Podegrodzie is a village in Nowy Sącz County, Lesser Poland Voivodeship, in southern Poland. It is the seat of the gmina (administrative district) called Gmina Podegrodzie.

Podegrodzie is the seat of one of the oldest Roman Catholic parishes in historic Lesser Poland. It was probably established here in 1014 by Boleslaw Chrobry, because in the early Middle Ages, two fortified gord existed in this area: Zamczysko and Grobla. Furthermore, Podegrodzie is one of the centers of an ethnic group Lachy Sadeckie. Here, the Museum of Lachy Sadeckie is located.

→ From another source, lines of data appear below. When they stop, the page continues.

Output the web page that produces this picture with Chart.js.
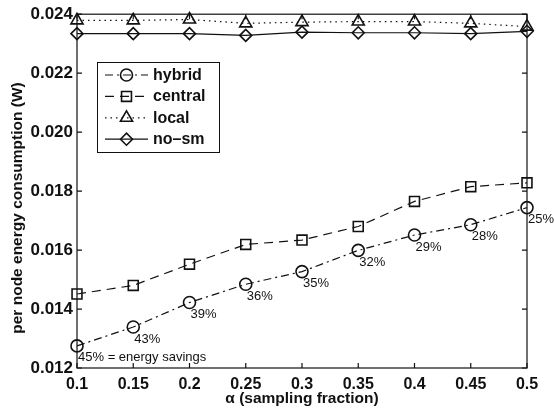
<!DOCTYPE html>
<html>
<head>
<meta charset="utf-8">
<script src="https://cdn.jsdelivr.net/npm/chart.js@4/dist/chart.umd.min.js"></script>
<style>
  html, body { margin: 0; padding: 0; background: #fff; }
  #wrap { width: 554px; height: 411px; position: relative; }
</style>
</head>
<body>
<div id="wrap"><canvas id="c" width="554" height="411"></canvas></div>
<script>
// Sampling fraction (x) and per-node energy consumption (W) per scheme
const alpha   = [0.1, 0.15, 0.2, 0.25, 0.3, 0.35, 0.4, 0.45, 0.5];
const hybrid  = [0.01275, 0.01339, 0.01422, 0.01484, 0.01527, 0.01599, 0.01651, 0.01686, 0.01744];
const central = [0.01451, 0.01480, 0.01552, 0.01619, 0.01634, 0.01680, 0.01765, 0.01815, 0.01828];
const local   = [0.02379, 0.02379, 0.02382, 0.02369, 0.02373, 0.02375, 0.02375, 0.02369, 0.02358];
const noSm    = [0.02334, 0.02334, 0.02334, 0.02328, 0.02339, 0.02337, 0.02337, 0.02334, 0.02342];

// Energy savings of the hybrid scheme, written next to each hybrid point
const savings = ['45% = energy savings', '43%', '39%', '36%', '35%', '32%', '29%', '28%', '25%'];

const xTicks = [0.1, 0.15, 0.2, 0.25, 0.3, 0.35, 0.4, 0.45, 0.5];
const yTicks = [0.012, 0.014, 0.016, 0.018, 0.020, 0.022, 0.024];

const seriesNames = ['hybrid', 'central', 'local', 'no\u2013sm'];

const FONT = '"Liberation Sans", Arial, Helvetica, sans-serif';

function pts(ys) { return alpha.map((x, i) => ({ x: x, y: ys[i] })); }

function ds(label, ys, style, radius, dash) {
  return {
    label: label,
    data: pts(ys),
    borderColor: '#111',
    borderWidth: 1.2,
    borderDash: dash,
    pointStyle: style,
    pointRadius: radius,
    pointHoverRadius: radius,
    pointBorderWidth: 1.6,
    pointBorderColor: '#111',
    pointBackgroundColor: 'rgba(0,0,0,0)',
    tension: 0,
    fill: false,
    clip: false
  };
}

// Frame with inward-pointing ticks on all four sides, plus axis titles
const framePlugin = {
  id: 'frame',
  beforeDatasetsDraw(chart) {
    const { ctx, chartArea: a, scales } = chart;
    ctx.save();
    ctx.strokeStyle = '#111';
    ctx.lineWidth = 1.2;
    ctx.strokeRect(a.left, a.top, a.right - a.left, a.bottom - a.top);
    const L = 5;
    ctx.beginPath();
    xTicks.forEach(v => {
      const px = scales.x.getPixelForValue(v);
      ctx.moveTo(px, a.bottom); ctx.lineTo(px, a.bottom - L);
      ctx.moveTo(px, a.top); ctx.lineTo(px, a.top + L);
    });
    yTicks.forEach(v => {
      const py = scales.y.getPixelForValue(v);
      ctx.moveTo(a.left, py); ctx.lineTo(a.left + L, py);
      ctx.moveTo(a.right, py); ctx.lineTo(a.right - L, py);
    });
    ctx.stroke();
    ctx.restore();
  },
  afterDraw(chart) {
    const { ctx, chartArea: a } = chart;
    ctx.save();
    ctx.fillStyle = '#111';
    ctx.font = 'bold 15.5px ' + FONT;
    ctx.textAlign = 'center';
    ctx.textBaseline = 'middle';
    // x-axis title
    ctx.fillText('\u03b1 (sampling fraction)', (a.left + a.right) / 2, 399);
    // y-axis title
    ctx.translate(18, 208);
    ctx.rotate(-Math.PI / 2);
    ctx.fillText('per node energy consumption (W)', 0, 0);
    ctx.restore();
  }
};

// Savings labels beside the hybrid points
const savingsPlugin = {
  id: 'savings',
  afterDatasetsDraw(chart) {
    const { ctx, scales } = chart;
    ctx.save();
    ctx.fillStyle = '#111';
    ctx.font = '13px ' + FONT;
    ctx.textAlign = 'left';
    ctx.textBaseline = 'middle';
    alpha.forEach((x, i) => {
      const px = scales.x.getPixelForValue(x);
      const py = scales.y.getPixelForValue(hybrid[i]);
      ctx.fillText(savings[i], px + 1, py + 12);
    });
    ctx.restore();
  }
};

// Boxed legend with line samples drawn in each series' style
const legendPlugin = {
  id: 'boxLegend',
  afterDraw(chart) {
    const { ctx } = chart;
    const bx = 97, by = 62, bw = 122, bh = 90;
    ctx.save();
    ctx.fillStyle = '#fff';
    ctx.fillRect(bx, by, bw, bh);
    ctx.strokeStyle = '#111';
    ctx.lineWidth = 1;
    ctx.strokeRect(bx + 0.5, by + 0.5, bw, bh);
    chart.data.datasets.forEach((d, i) => {
      const y = by + 13 + i * 21.4;
      ctx.save();
      ctx.strokeStyle = d.borderColor;
      ctx.lineWidth = d.borderWidth;
      ctx.setLineDash(d.borderDash || []);
      ctx.beginPath();
      ctx.moveTo(105, y); ctx.lineTo(148, y);
      ctx.stroke();
      ctx.setLineDash([]);
      ctx.lineWidth = d.pointBorderWidth;
      ctx.fillStyle = 'rgba(0,0,0,0)';
      Chart.helpers.drawPoint(ctx, {
        pointStyle: d.pointStyle, radius: d.pointRadius, rotation: 0, borderWidth: d.pointBorderWidth
      }, 126.5, y);
      ctx.restore();
      ctx.fillStyle = '#111';
      ctx.font = 'bold 16px ' + FONT;
      ctx.textAlign = 'left';
      ctx.textBaseline = 'middle';
      ctx.fillText(seriesNames[i], 153, y + 0.5);
    });
    ctx.restore();
  }
};

new Chart(document.getElementById('c'), {
  type: 'line',
  data: {
    datasets: [
      ds(seriesNames[0], hybrid, 'circle', 6, [8, 4, 2, 4]),
      ds(seriesNames[1], central, 'rect', 7, [9, 6]),
      ds(seriesNames[2], local, 'triangle', 7, [1.5, 4]),
      ds(seriesNames[3], noSm, 'rectRot', 6, [])
    ]
  },
  options: {
    responsive: false,
    animation: false,
    events: [],
    layout: { padding: { left: 0, right: 27, top: 14, bottom: 0 } },
    plugins: { legend: { display: false }, tooltip: { enabled: false } },
    scales: {
      x: {
        type: 'linear',
        min: 0.1, max: 0.5,
        afterBuildTicks(s) { s.ticks = xTicks.map(v => ({ value: v })); },
        afterFit(s) { s.height = 43; },
        grid: { display: false, drawTicks: false },
        border: { display: false },
        ticks: {
          padding: 7,
          color: '#111',
          font: { family: FONT, size: 16, weight: 'bold' },
          maxRotation: 0,
          autoSkip: false,
          callback: v => String(+v.toFixed(2))
        }
      },
      y: {
        type: 'linear',
        min: 0.012, max: 0.024,
        afterBuildTicks(s) { s.ticks = yTicks.map(v => ({ value: v })); },
        afterFit(s) { s.width = 77; },
        grid: { display: false, drawTicks: false },
        border: { display: false },
        ticks: {
          padding: 4,
          color: '#111',
          font: { family: FONT, size: 17, weight: 'bold' },
          autoSkip: false,
          callback: v => v.toFixed(3)
        }
      }
    }
  },
  plugins: [framePlugin, savingsPlugin, legendPlugin]
});
</script>
</body>
</html>
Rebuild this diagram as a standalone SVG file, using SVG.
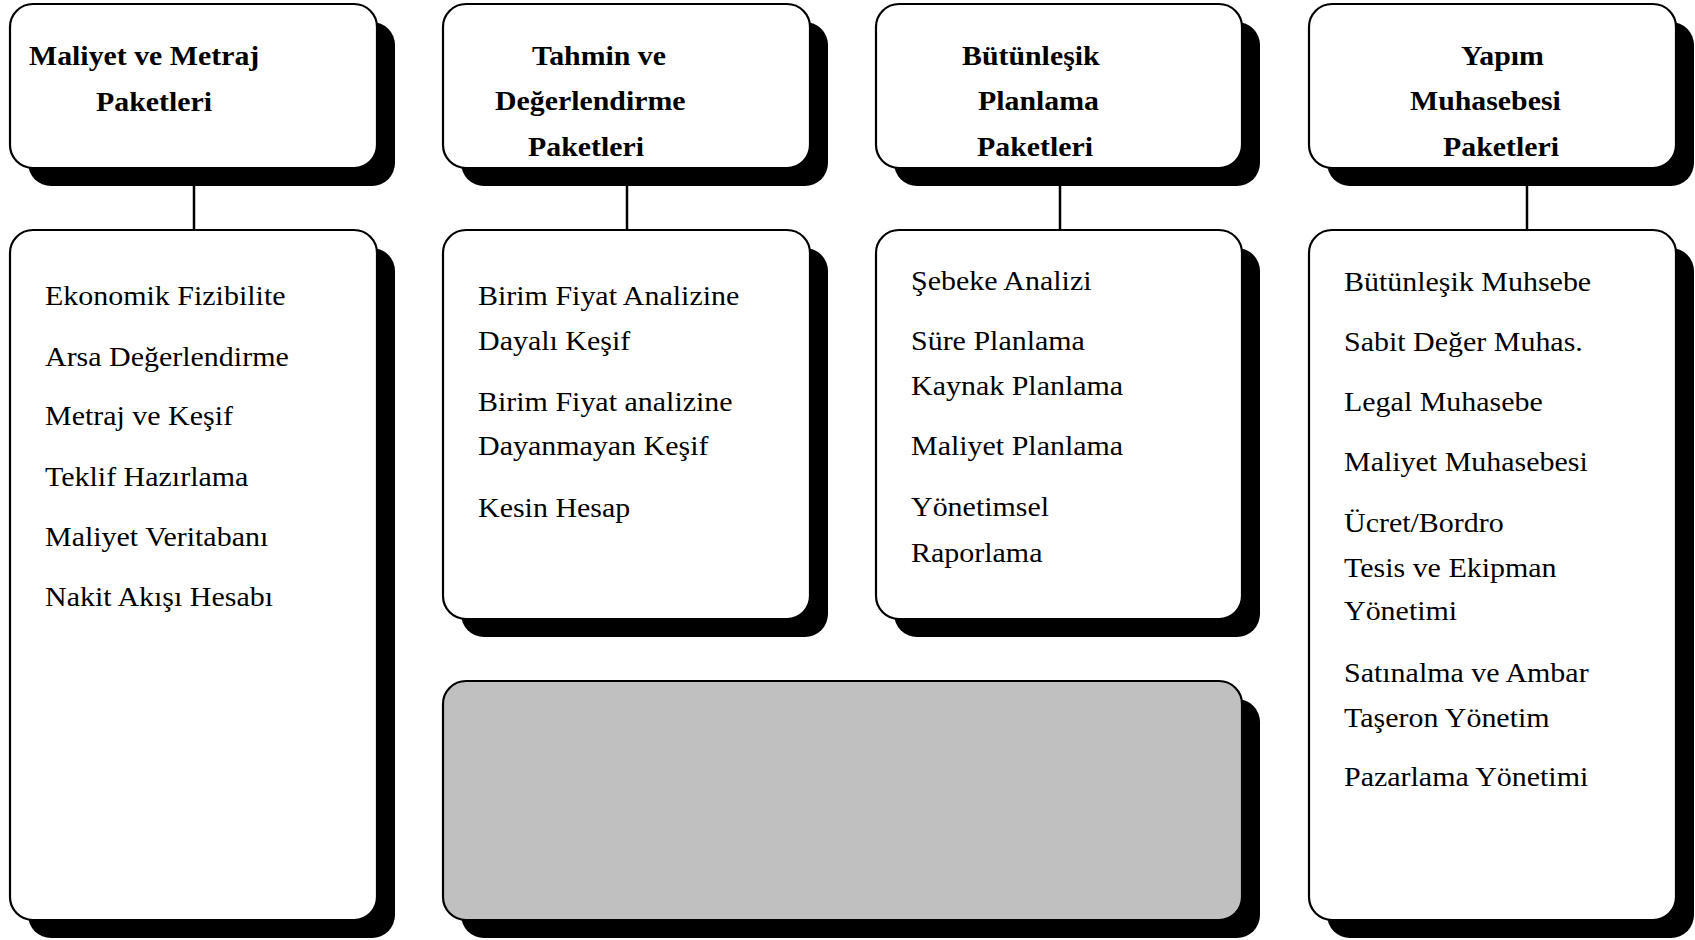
<svg xmlns="http://www.w3.org/2000/svg" width="1695" height="940" viewBox="0 0 1695 940">
<style>
.sh{fill:#000;stroke:none}
.bx{fill:#fff;stroke:#000;stroke-width:2.2}
.gr{fill:#c0c0c0;stroke:#000;stroke-width:2.2}
.t{font-family:"Liberation Serif","Times New Roman",serif;font-size:27.5px;fill:#000}
.h{font-family:"Liberation Serif","Times New Roman",serif;font-size:27.5px;font-weight:bold;fill:#000}
.cn{stroke:#000;stroke-width:2.5;fill:none}
</style>
<rect width="1695" height="940" fill="#fff"/>
<g id="connectors">
<line class="cn" x1="194" y1="180" x2="194" y2="231"/>
<line class="cn" x1="627" y1="180" x2="627" y2="231"/>
<line class="cn" x1="1060" y1="180" x2="1060" y2="231"/>
<line class="cn" x1="1527" y1="180" x2="1527" y2="231"/>
</g>
<g id="head1">
<rect class="sh" x="28" y="22" width="367" height="164" rx="23"/>
<rect class="bx" x="10" y="4" width="367" height="164" rx="23"/>
<text class="h" transform="translate(29 65) scale(1.085 1)">Maliyet ve Metraj</text>
<text class="h" transform="translate(96 111) scale(1.085 1)">Paketleri</text>
</g>
<g id="head2">
<rect class="sh" x="461" y="22" width="367" height="164" rx="23"/>
<rect class="bx" x="443" y="4" width="367" height="164" rx="23"/>
<text class="h" transform="translate(532 65) scale(1.085 1)">Tahmin ve</text>
<text class="h" transform="translate(495 110) scale(1.085 1)">Değerlendirme</text>
<text class="h" transform="translate(528 156) scale(1.085 1)">Paketleri</text>
</g>
<g id="head3">
<rect class="sh" x="894" y="22" width="366" height="164" rx="23"/>
<rect class="bx" x="876" y="4" width="366" height="164" rx="23"/>
<text class="h" transform="translate(962 65) scale(1.085 1)">Bütünleşik</text>
<text class="h" transform="translate(978 110) scale(1.085 1)">Planlama</text>
<text class="h" transform="translate(977 156) scale(1.085 1)">Paketleri</text>
</g>
<g id="head4">
<rect class="sh" x="1327" y="22" width="367" height="164" rx="23"/>
<rect class="bx" x="1309" y="4" width="367" height="164" rx="23"/>
<text class="h" transform="translate(1461 65) scale(1.085 1)">Yapım</text>
<text class="h" transform="translate(1410 110) scale(1.085 1)">Muhasebesi</text>
<text class="h" transform="translate(1443 156) scale(1.085 1)">Paketleri</text>
</g>
<g id="list1">
<rect class="sh" x="28" y="248" width="367" height="690" rx="23"/>
<rect class="bx" x="10" y="230" width="367" height="690" rx="23"/>
<text class="t" transform="translate(45 305) scale(1.09 1)">Ekonomik Fizibilite</text>
<text class="t" transform="translate(45 366) scale(1.09 1)">Arsa Değerlendirme</text>
<text class="t" transform="translate(45 425) scale(1.09 1)">Metraj ve Keşif</text>
<text class="t" transform="translate(45 486) scale(1.09 1)">Teklif Hazırlama</text>
<text class="t" transform="translate(45 546) scale(1.09 1)">Maliyet Veritabanı</text>
<text class="t" transform="translate(45 606) scale(1.09 1)">Nakit Akışı Hesabı</text>
</g>
<g id="list2">
<rect class="sh" x="461" y="248" width="367" height="389" rx="23"/>
<rect class="bx" x="443" y="230" width="367" height="389" rx="23"/>
<text class="t" transform="translate(478 305) scale(1.09 1)">Birim Fiyat Analizine</text>
<text class="t" transform="translate(478 350) scale(1.09 1)">Dayalı Keşif</text>
<text class="t" transform="translate(478 411) scale(1.09 1)">Birim Fiyat analizine</text>
<text class="t" transform="translate(478 455) scale(1.09 1)">Dayanmayan Keşif</text>
<text class="t" transform="translate(478 517) scale(1.09 1)">Kesin Hesap</text>
</g>
<g id="list3">
<rect class="sh" x="894" y="248" width="366" height="389" rx="23"/>
<rect class="bx" x="876" y="230" width="366" height="389" rx="23"/>
<text class="t" transform="translate(911 290) scale(1.09 1)">Şebeke Analizi</text>
<text class="t" transform="translate(911 350) scale(1.09 1)">Süre Planlama</text>
<text class="t" transform="translate(911 395) scale(1.09 1)">Kaynak Planlama</text>
<text class="t" transform="translate(911 455) scale(1.09 1)">Maliyet Planlama</text>
<text class="t" transform="translate(911 516) scale(1.09 1)">Yönetimsel</text>
<text class="t" transform="translate(911 562) scale(1.09 1)">Raporlama</text>
</g>
<g id="list4">
<rect class="sh" x="1327" y="248" width="367" height="690" rx="23"/>
<rect class="bx" x="1309" y="230" width="367" height="690" rx="23"/>
<text class="t" transform="translate(1344 291) scale(1.09 1)">Bütünleşik Muhsebe</text>
<text class="t" transform="translate(1344 351) scale(1.09 1)">Sabit Değer Muhas.</text>
<text class="t" transform="translate(1344 411) scale(1.09 1)">Legal Muhasebe</text>
<text class="t" transform="translate(1344 471) scale(1.09 1)">Maliyet Muhasebesi</text>
<text class="t" transform="translate(1344 532) scale(1.09 1)">Ücret/Bordro</text>
<text class="t" transform="translate(1344 577) scale(1.09 1)">Tesis ve Ekipman</text>
<text class="t" transform="translate(1344 620) scale(1.09 1)">Yönetimi</text>
<text class="t" transform="translate(1344 682) scale(1.09 1)">Satınalma ve Ambar</text>
<text class="t" transform="translate(1344 727) scale(1.09 1)">Taşeron Yönetim</text>
<text class="t" transform="translate(1344 786) scale(1.09 1)">Pazarlama Yönetimi</text>
</g>
<g id="grey">
<rect class="sh" x="461" y="699" width="799" height="239" rx="23"/>
<rect class="gr" x="443" y="681" width="799" height="239" rx="23"/>
</g>
</svg>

The village owes its name to the location. Podegrodzie in loose translation means "a settlement under the gord", as it was located at the two castellan residencies, the gords of Grobla and Zamczysko. It was first mentioned in documents from the late 13th century, and Jan Długosz wrote its name in two ways: Podgrodzye and Podgrodze. In 1538 it was spelled Podegrodze, and in 1581 – Podgrodzie.

In the late 10th century, when southern Lesser Poland became part of the Kingdom of Poland, the seat of the Castellan was a gord at Naszczowice. After it had burned, the castellans moved their residence to the Zamczysko gord, which also burned after some time. Next residence was the gord of Grobla, located on a hill several hundred meters southwards. The village of Podegrodzie was established between the two gords. In 1241, Podegrodzie and Grobla were destroyed during the Mongol invasion of Poland. As a result, the town of Stary Sącz was founded in 1278, replacing Grobla as main administrative center of the region.

Saint Stanislaus Papczyński was born in this village in 1631.